In fact, the euro’s political founders made it clear that the motivation was not economics at all. They saw the creation of monetary union as a necessary part of the process of deeper political union.
Indeed, they saw it as virtuous to make economic sacrifices in order to achieve that political objective. Germany, once the powerhouse of Europe, has more than four million unemployed. With an independent monetary policy it would have had lower interest rates much sooner. But its political leaders are willing to accept a eurozone-wide interest rate — and the consequent unemployment — as a price worth paying for the objective of political union.
They are perfectly entitled to hold these views. The creation of political union is an entirely legitimate ambition. And, to their credit, it is not an ambition which they have sought to hide.
The problem for the British Government, however, is that it is not an ambition shared by the people of Britain. So only in Britain are we told that the motivation behind monetary union is economics. Only in Britain do we have the rigmarole of five tests, 18 volumes, 1,738 pages and one and a half million words.
For the Prime Minister, too, the question of euro membership is a political not an economic one. Last October he told the Labour Party conference: “The euro is not just about our economy but our destiny.”
If he believes that, for him it will be a question of when — not whether — we join. He will do all he can to bring that membership about. If the nation’s destiny is at stake, he will not want to let mere economics stand in the way.
The timing is a political decision, too. Who does not believe that if the opinion polls showed that 90 per cent of the British public would vote in favour of euro membership today, the results of the Chancellor’s “tests” would turn out differently?
Other political factors are also driving the debate about timing. When the Prime Minister’s friends went around briefing that the Chancellor wanted to delay euro membership until he could take Britain in as Prime Minister, were they motivated by an analysis of the 18 volumes?
When the Chancellor’s friends counter-briefed that his next-door neighbour was really interested in his place in history, was it a passionate assessment of the 1,738 pages that led them to do so?
The recent furious faction fighting in the Government has been driven by ambition and personal animosity. The national economic and public interest has come a distant second.

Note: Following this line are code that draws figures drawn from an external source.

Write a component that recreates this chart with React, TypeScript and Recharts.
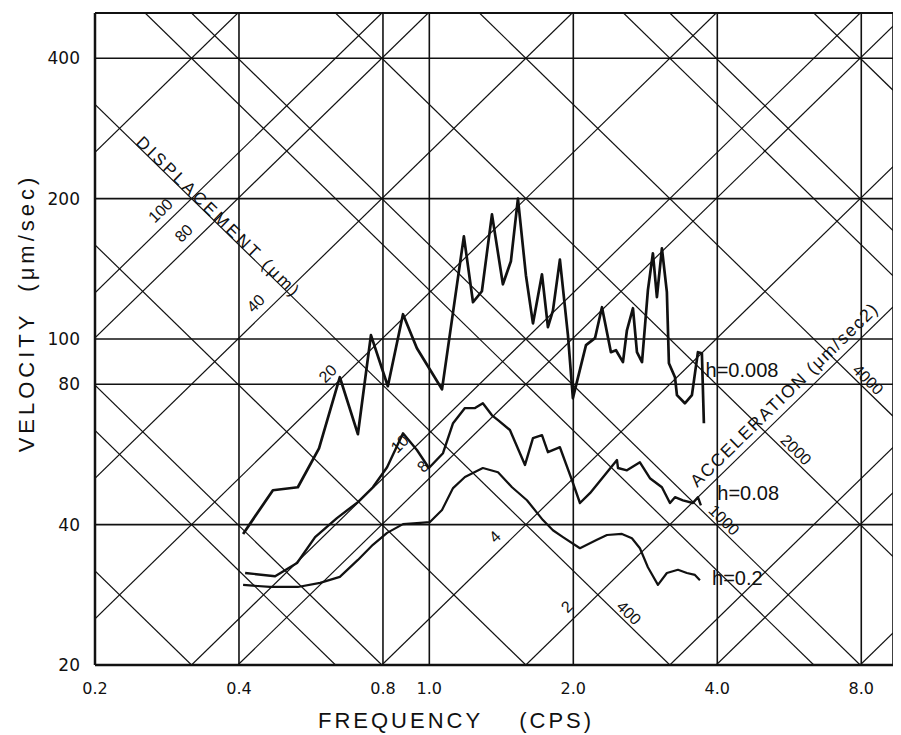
import React from 'react';
import { CartesianGrid, Line, LineChart, ReferenceDot, ReferenceLine, XAxis, YAxis } from 'recharts';

// axes (the right edge of the sheet cuts the frequency axis short of 10)
const freqTicks = [0.2, 0.4, 0.8, 1.0, 2.0, 4.0, 8.0];
const velTicks = [20, 40, 80, 100, 200, 400];
const freqDomain = [0.2, 9.32];
const velDomain = [20, 500];

// tripartite grid values
const dispLines = [0.4, 0.8, 1, 2, 4, 8, 10, 20, 40, 80, 100, 200]; // μm
const accLines = [40, 80, 100, 200, 400, 800, 1000, 2000, 4000, 8000, 10000, 20000]; // μm/sec2
const dispLabels = [100, 80, 40, 20, 10, 8, 4, 2];
const accLabels = [400, 1000, 2000, 4000];
const dispLabelAcc = 400; // displacement numbers sit along this acceleration line
const accLabelDisp = 2; // acceleration numbers sit along this displacement line

// response spectra
const freqH008 = [0.408, 0.471, 0.531, 0.588, 0.65, 0.709, 0.755, 0.819, 0.881, 0.942, 1.063, 1.181, 1.234, 1.288, 1.352, 1.425, 1.481, 1.532, 1.592, 1.647, 1.72, 1.77, 1.813, 1.875, 1.949, 1.996, 2.126, 2.22, 2.296, 2.397, 2.456, 2.54, 2.589, 2.665, 2.717, 2.784, 2.864, 2.934, 2.991, 3.064, 3.138, 3.169, 3.263, 3.294, 3.422, 3.54, 3.644, 3.714, 3.75];
const velH008 = [38.2, 47.4, 48.1, 58.3, 82.8, 62.5, 101.9, 79.2, 113, 95.5, 78.0, 166, 119.9, 126.6, 185, 131, 146.8, 200, 137, 108, 137.6, 106, 115, 148, 101.9, 74.7, 97, 100.4, 117, 93.7, 94.6, 89.2, 104.4, 116.4, 93.7, 89.2, 127.2, 152.7, 122.9, 156.5, 126, 88.7, 82.8, 75.8, 72.8, 75.8, 93.7, 93.2, 66];

const freqH08 = [0.412, 0.476, 0.529, 0.577, 0.641, 0.709, 0.762, 0.816, 0.881, 0.942, 0.998, 1.068, 1.121, 1.187, 1.246, 1.294, 1.352, 1.392, 1.474, 1.585, 1.647, 1.72, 1.77, 1.849, 1.875, 1.987, 2.065, 2.167, 2.468, 2.48, 2.589, 2.756, 2.892, 3.064, 3.185, 3.263, 3.39, 3.558, 3.644, 3.696];
const velH08 = [31.5, 31.0, 33.1, 37.6, 41.3, 44.7, 48.1, 53.1, 62.8, 57.8, 52.9, 56.9, 66, 71.1, 71.1, 72.8, 68.6, 67.0, 63.8, 53.7, 61.3, 62.2, 57.2, 58.3, 58.6, 49.8, 44.5, 46.7, 55.0, 52.9, 52.3, 54.4, 50.3, 48.1, 44.5, 45.8, 45.1, 44.5, 45.8, 44.0];

const freqH2 = [0.408, 0.464, 0.531, 0.591, 0.65, 0.709, 0.762, 0.816, 0.881, 0.942, 1.003, 1.063, 1.121, 1.187, 1.294, 1.392, 1.489, 1.6, 1.728, 1.813, 1.903, 2.065, 2.241, 2.352, 2.528, 2.652, 2.756, 2.864, 3.006, 3.138, 3.31, 3.456, 3.592, 3.679];
const velH2 = [29.7, 29.4, 29.4, 30.0, 30.9, 33.6, 36.2, 38.4, 40.1, 40.3, 40.5, 43.0, 47.9, 50.6, 52.9, 51.8, 48.1, 45.1, 40.9, 38.9, 37.6, 35.6, 37.1, 38.0, 38.2, 37.4, 35.6, 32.4, 29.7, 31.5, 32.0, 31.5, 31.2, 30.4];

// curve labels
const curveNames = ['h=0.008', 'h=0.08', 'h=0.2'];
const curveNameFreq = [3.78, 4.0, 3.9];
const curveNameVel = [82.8, 45.1, 29.7];

const TWO_PI = 2 * Math.PI;
const INK = '#111';
const ANGLE = 44.3;
const FONT = '"Liberation Sans", Arial, sans-serif';

const zip = (fs: number[], vs: number[]) => fs.map((f, i) => ({ f, v: vs[i] }));

function dispSegment(d: number) {
  const f1 = Math.max(freqDomain[0], velDomain[0] / (TWO_PI * d));
  const f2 = Math.min(freqDomain[1], velDomain[1] / (TWO_PI * d));
  if (f1 >= f2) return null;
  return [{ x: f1, y: TWO_PI * f1 * d }, { x: f2, y: TWO_PI * f2 * d }];
}

function accSegment(a: number) {
  const f1 = Math.max(freqDomain[0], a / (TWO_PI * velDomain[1]));
  const f2 = Math.min(freqDomain[1], a / (TWO_PI * velDomain[0]));
  if (f1 >= f2) return null;
  return [{ x: f1, y: a / (TWO_PI * f1) }, { x: f2, y: a / (TWO_PI * f2) }];
}

// point where a displacement line meets an acceleration line
function meet(d: number, a: number) {
  const v = Math.sqrt(a * d);
  return { f: v / (TWO_PI * d), v };
}

const rotText = (text: string, angle: number, dx: number, dy: number, size: number, anchor = 'middle', baseline = 'central', spacing = 0) =>
  (p: any) => (
    <text
      transform={`translate(${p.cx + dx},${p.cy + dy}) rotate(${angle})`}
      textAnchor={anchor}
      dominantBaseline={baseline}
      fontSize={size}
      fontFamily={FONT}
      letterSpacing={spacing}
      fill={INK}
    >
      {text}
    </text>
  );

export default function App() {
  const diagStyle = { stroke: INK, strokeWidth: 1.2 };
  return (
    <div style={{ position: 'relative', width: 885, height: 727, background: '#fff' }}>
      <LineChart width={885} height={727} margin={{ top: 5, right: 0, left: 27, bottom: 40 }}>
        <CartesianGrid stroke={INK} strokeWidth={1.6} />
        <XAxis
          dataKey="f"
          type="number"
          scale="log"
          domain={freqDomain}
          ticks={freqTicks}
          allowDataOverflow
          height={30}
          tickFormatter={(v: number) => v.toFixed(1)}
          tickLine={false}
          tickSize={6}
          tickMargin={12}
          axisLine={{ stroke: INK, strokeWidth: 2.5 }}
          tick={{ fill: INK, fontSize: 16, fontFamily: '"DejaVu Sans", sans-serif' }}
        />
        <YAxis
          type="number"
          scale="log"
          domain={velDomain}
          ticks={velTicks}
          allowDataOverflow
          width={60}
          tickLine={false}
          tickSize={6}
          tickMargin={9}
          axisLine={{ stroke: INK, strokeWidth: 2.5 }}
          tick={{ fill: INK, fontSize: 17, fontFamily: '"DejaVu Sans", sans-serif' }}
        />
        <ReferenceLine y={velDomain[1]} stroke={INK} strokeWidth={2.2} ifOverflow="visible" />

        {dispLines.map((d) => {
          const seg = dispSegment(d);
          return seg ? <ReferenceLine key={`d${d}`} segment={seg} {...diagStyle} ifOverflow="hidden" /> : null;
        })}
        {accLines.map((a) => {
          const seg = accSegment(a);
          return seg ? <ReferenceLine key={`a${a}`} segment={seg} {...diagStyle} ifOverflow="hidden" /> : null;
        })}

        <Line data={zip(freqH008, velH008)} dataKey="v" type="linear" stroke={INK} strokeWidth={2.7} strokeLinejoin="round" dot={false} isAnimationActive={false} />
        <Line data={zip(freqH08, velH08)} dataKey="v" type="linear" stroke={INK} strokeWidth={2.4} strokeLinejoin="round" dot={false} isAnimationActive={false} />
        <Line data={zip(freqH2, velH2)} dataKey="v" type="linear" stroke={INK} strokeWidth={2.2} strokeLinejoin="round" dot={false} isAnimationActive={false} />

        {dispLabels.map((d) => {
          const m = meet(d, dispLabelAcc);
          return <ReferenceDot key={`dl${d}`} x={m.f} y={m.v} r={1} ifOverflow="visible" shape={rotText(String(d), -ANGLE, -31, 12, 16)} />;
        })}
        {accLabels.map((a) => {
          const m = meet(accLabelDisp, a);
          return <ReferenceDot key={`al${a}`} x={m.f} y={m.v} r={1} ifOverflow="visible" shape={rotText(String(a), ANGLE, 31, 18, 16)} />;
        })}

        <ReferenceDot x={0.356} y={dispLabelAcc / (TWO_PI * 0.356)} r={1} ifOverflow="visible"
          shape={rotText('DISPLACEMENT (μm)', ANGLE, 0, 0, 17, 'middle', 'auto', 3)} />
        <ReferenceDot x={3.72} y={TWO_PI * 3.72 * accLabelDisp} r={1} ifOverflow="visible"
          shape={(p: any) => (
            <text transform={`translate(${p.cx},${p.cy}) rotate(${-ANGLE})`} y={-7} fontSize={17.5} fontFamily={FONT} letterSpacing={1.7} fill={INK}>
              ACCELERATION (μm/sec2)
            </text>
          )} />

        {curveNames.map((name, i) => (
          <ReferenceDot key={name} x={curveNameFreq[i]} y={curveNameVel[i]} r={1} ifOverflow="visible"
            shape={rotText(name, 0, 0, 0, 20, 'start', 'auto')} />
        ))}
      </LineChart>

      <div style={{ position: 'absolute', left: 310, top: 702, fontFamily: FONT, fontSize: 22, lineHeight: '22px', letterSpacing: 3, whiteSpace: 'pre', color: INK }}>
        {'FREQUENCY    (CPS)'}
      </div>
      <div style={{ position: 'absolute', left: 19 - 150, top: 305 - 11, width: 300, textAlign: 'center', transform: 'rotate(-90deg)', fontFamily: FONT, fontSize: 22, lineHeight: '22px', letterSpacing: 4, whiteSpace: 'pre', color: INK }}>
        {'VELOCITY  (μm/sec)'}
      </div>
    </div>
  );
}
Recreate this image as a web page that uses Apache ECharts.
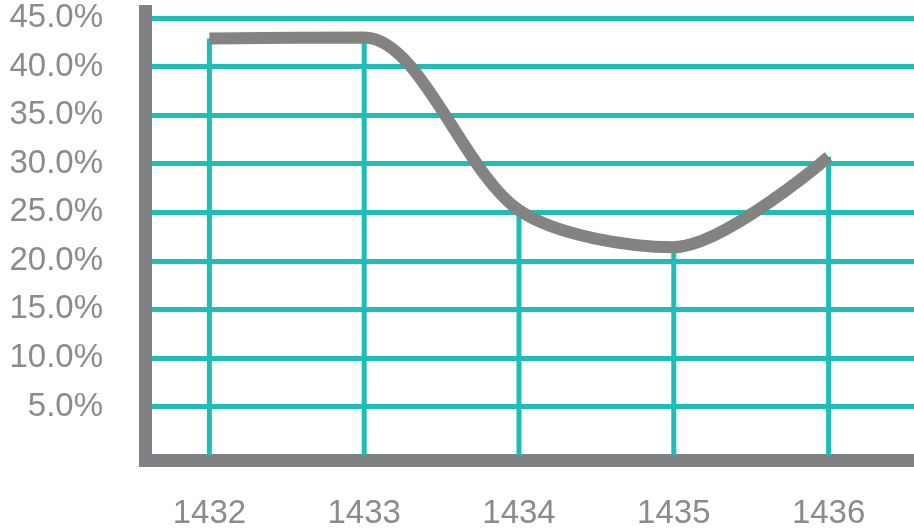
<!DOCTYPE html>
<html>
<head>
<meta charset="utf-8">
<script src="https://cdn.jsdelivr.net/npm/echarts@6/dist/echarts.min.js"></script>
<style>html,body{margin:0;padding:0;background:#fff}#c{width:914px;height:531px}</style>
</head>
<body>
<div id="c"></div>
<script>
var years = ['1432', '1433', '1434', '1435', '1436'];
var shares = [42.9, 43.0, 25.2, 21.4, 30.7];
var yMin = 0, yMax = 45, yStep = 5;

var teal = '#1fbdb8';
var axisGray = '#808184';
var lineGray = '#838482';
var textGray = '#8a8b8f';
var font = 'Liberation Sans, Arial, Helvetica, sans-serif';

var chart = echarts.init(document.getElementById('c'), null, {renderer: 'canvas'});
chart.setOption({
  animation: false,
  grid: [
    {left: 152, right: 0, top: 18, bottom: 76},
    {left: 145.5, right: 0, top: 11.5, bottom: 70.5},
    {left: 132, right: 8, top: 18, bottom: 76}
  ],
  xAxis: [
    {gridIndex: 0, type: 'category', data: years, show: false},
    {gridIndex: 1, type: 'value', min: 0, max: 1,
      axisLine: {show: true, lineStyle: {color: axisGray, width: 13, cap: 'square'}},
      axisTick: {show: false}, axisLabel: {show: false}, splitLine: {show: false}},
    {gridIndex: 2, type: 'category', data: years, boundaryGap: true,
      axisLine: {show: false}, axisTick: {show: false},
      axisLabel: {color: textGray, fontSize: 33, fontFamily: font, margin: 42}}
  ],
  yAxis: [
    {gridIndex: 0, type: 'value', min: yMin, max: yMax, interval: yStep,
      axisLine: {show: false}, axisTick: {show: false},
      axisLabel: {color: textGray, fontSize: 33, fontFamily: font, margin: 49,
        formatter: function (v) { return v === 0 ? '' : v.toFixed(1) + '%'; }},
      splitLine: {show: true, showMinLine: false, lineStyle: {color: teal, width: 5}}},
    {gridIndex: 1, type: 'value', min: 0, max: 1,
      axisLine: {show: true, lineStyle: {color: axisGray, width: 13, cap: 'square'}},
      axisTick: {show: false}, axisLabel: {show: false}, splitLine: {show: false}},
    {gridIndex: 2, type: 'value', min: yMin, max: yMax, interval: yStep, show: false,
      splitLine: {show: false}}
  ],
  series: [
    {type: 'bar', xAxisIndex: 2, yAxisIndex: 2, data: shares, barWidth: 5,
      itemStyle: {color: teal}, z: 2, silent: true},
    {type: 'line', xAxisIndex: 2, yAxisIndex: 2, data: shares, smooth: 0.3,
      symbol: 'none', lineStyle: {color: lineGray, width: 12}, z: 5, silent: true}
  ]
});
</script>
</body>
</html>
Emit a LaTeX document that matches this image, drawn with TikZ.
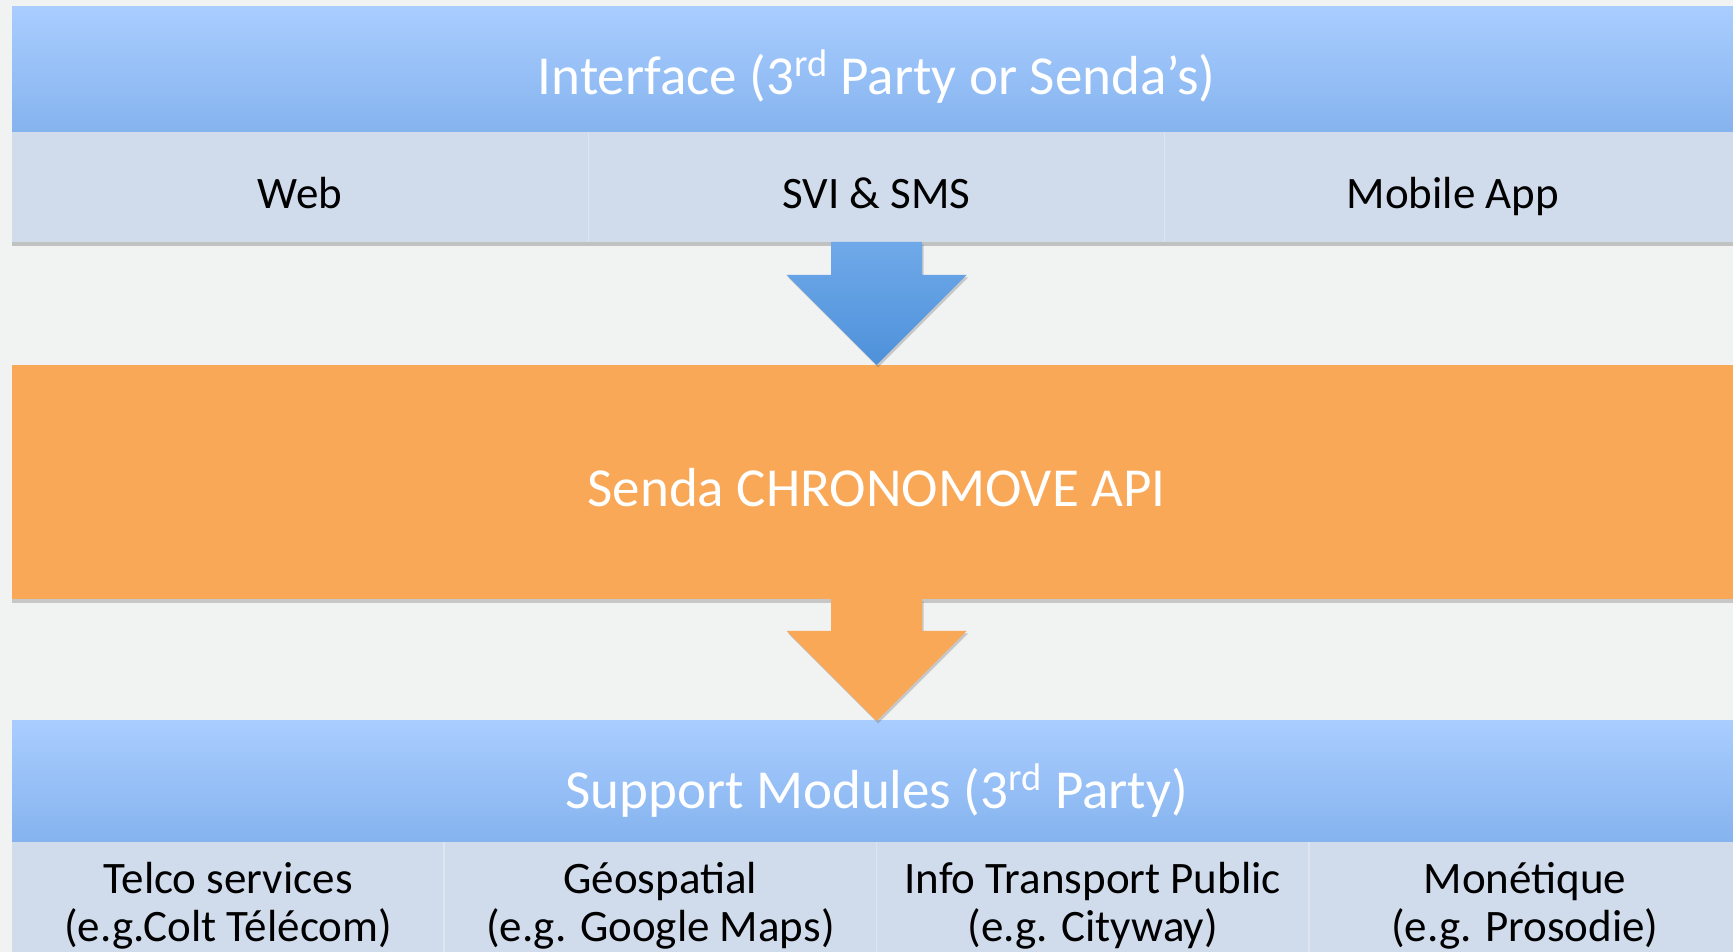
\documentclass[tikz,border=0pt]{standalone}
\usepackage{fontspec}
\setmainfont{Carlito}
\definecolor{bgcolor}{RGB}{241,242,242}
\definecolor{headtop}{RGB}{169,205,255}
\definecolor{headbot}{RGB}{133,179,238}
\definecolor{cellfill}{RGB}{208,219,236}
\definecolor{cellline}{RGB}{222,229,241}
\definecolor{apiorange}{RGB}{249,168,87}
\definecolor{arrowtop}{RGB}{111,169,233}
\definecolor{arrowbot}{RGB}{78,145,218}
\usetikzlibrary{positioning, calc, shadows}

\begin{document}
\begin{tikzpicture}
    % Styles
    \tikzstyle{head}=[top color=headtop, bottom color=headbot, minimum width=864.5pt, minimum height=62.5pt, inner sep=0pt, outer sep=0pt, text=white, font=\fontsize{27.5}{30}\selectfont, text height=31.6pt, text depth=6.9pt]
    \tikzstyle{cell}=[fill=cellfill, minimum height=55pt, inner sep=0pt, outer sep=0pt, align=center, font=\fontsize{22.5}{23.75}\selectfont, text height=27pt, text depth=5pt, drop shadow={shadow xshift=0pt, shadow yshift=-1.8pt, opacity=0.35, fill=black!60}]
    \tikzstyle{module}=[cell, minimum width=216.125pt, minimum height=62.5pt, text height=37pt, text depth=0pt]
    \tikzstyle{core}=[fill=apiorange, minimum width=864.5pt, minimum height=117pt, inner sep=0pt, outer sep=0pt, text=white, font=\fontsize{27.5}{30}\selectfont, text height=31.6pt, text depth=6.9pt, drop shadow={shadow xshift=0pt, shadow yshift=-1.8pt, opacity=0.3, fill=black!60}]
    \tikzstyle{divider}=[cellline, line width=0.8pt]
    \tikzstyle{bigarrow}=[drop shadow={shadow xshift=0.8pt, shadow yshift=-1.2pt, opacity=0.3, fill=black!60}]

    % Canvas
    \useasboundingbox (0,0) rectangle (866.5pt,476pt);
    \fill[bgcolor] (0,0) rectangle (866.5pt,476pt);

    % Interface
    \node[head, anchor=north west] (iface) at (6pt,472.5pt) {Interface (3\textsuperscript{rd} Party or Senda’s)};
    \node[cell, anchor=north west, minimum width=288.17pt] (web) at (iface.south west) {Web};
    \node[cell, right=0pt of web, minimum width=288.17pt] (svi) {SVI \& SMS};
    \node[cell, right=0pt of svi, minimum width=288.17pt] (mobile) {Mobile App};
    \draw[divider] (web.north east) -- (web.south east);
    \draw[divider] (svi.north east) -- (svi.south east);

    % Senda API
    \node[core, below=61.5pt of svi] (core) {Senda CHRONOMOVE API};

    % Support modules
    \node[head, below=61pt of core, minimum height=60.5pt, text height=34.4pt] (support) {Support Modules (3\textsuperscript{rd} Party)};
    \node[module, anchor=north west] (telco) at (support.south west) {Telco services\\(e.g.Colt Télécom)};
    \node[module, right=0pt of telco] (geo) {Géospatial\\(e.g. Google Maps)};
    \node[module, right=0pt of geo] (transport) {Info Transport Public\\(e.g. Cityway)};
    \node[module, right=0pt of transport] (money) {Monétique\\(e.g. Prosodie)};
    \draw[divider] (telco.north east) -- (telco.south east);
    \draw[divider] (geo.north east) -- (geo.south east);
    \draw[divider] (transport.north east) -- (transport.south east);

    % Arrows
    \shade[bigarrow, top color=arrowtop, bottom color=arrowbot] ([xshift=-22.75pt]svi.south) -- ([xshift=22.75pt]svi.south) -- ([xshift=22.75pt,yshift=45pt]core.north) -- ([xshift=45pt,yshift=45pt]core.north) -- (core.north) -- ([xshift=-45pt,yshift=45pt]core.north) -- ([xshift=-22.75pt,yshift=45pt]core.north) -- cycle;
    \fill[bigarrow, apiorange] ([xshift=-22.75pt]core.south) -- ([xshift=22.75pt]core.south) -- ([xshift=22.75pt,yshift=45pt]support.north) -- ([xshift=45pt,yshift=45pt]support.north) -- (support.north) -- ([xshift=-45pt,yshift=45pt]support.north) -- ([xshift=-22.75pt,yshift=45pt]support.north) -- cycle;
\end{tikzpicture}
\end{document}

After all, the economic evidence is clear. How can it be in Britain’s economic interest to abandon the ability to set interest rates which suit our economic conditions, and instead to accept a one-size-fits-all rate for the whole eurozone? After all, the incoming Governor of the Bank of England said it would take two or three hundred years’ of data to find whether our business cycle has converged with those of the eurozone.
I am opposed to giving up the pound. Euro membership would not be in the national economic interest. And by removing such a vital tool of economic policy it would strike at the heart of our democracy. People should be able to hold governments to account for their management of the economy, their record on living standards and their ability to raise the money to safeguard our public services.
Today, the Government should end the damaging uncertainty for business caused by its feuding. And it should abandon its obsession with something people do not want — the euro — and concentrate on what they do want — better public services.
So in reality the Government’s policy has precious little to do with economics, and the Cabinet’s crash course in econometrics has been in vain. But probably it knew that all along. It knew that the five tests and the 18 volumes were one of the most elaborate and time-consuming smokescreens in history. But its members have enjoyed briefing against each other. They are, after all, indulging in the thing which caused them to join the Labour Party in the first place: putting personal and party advantages above the national interest. Unfortunately, the country is paying the price.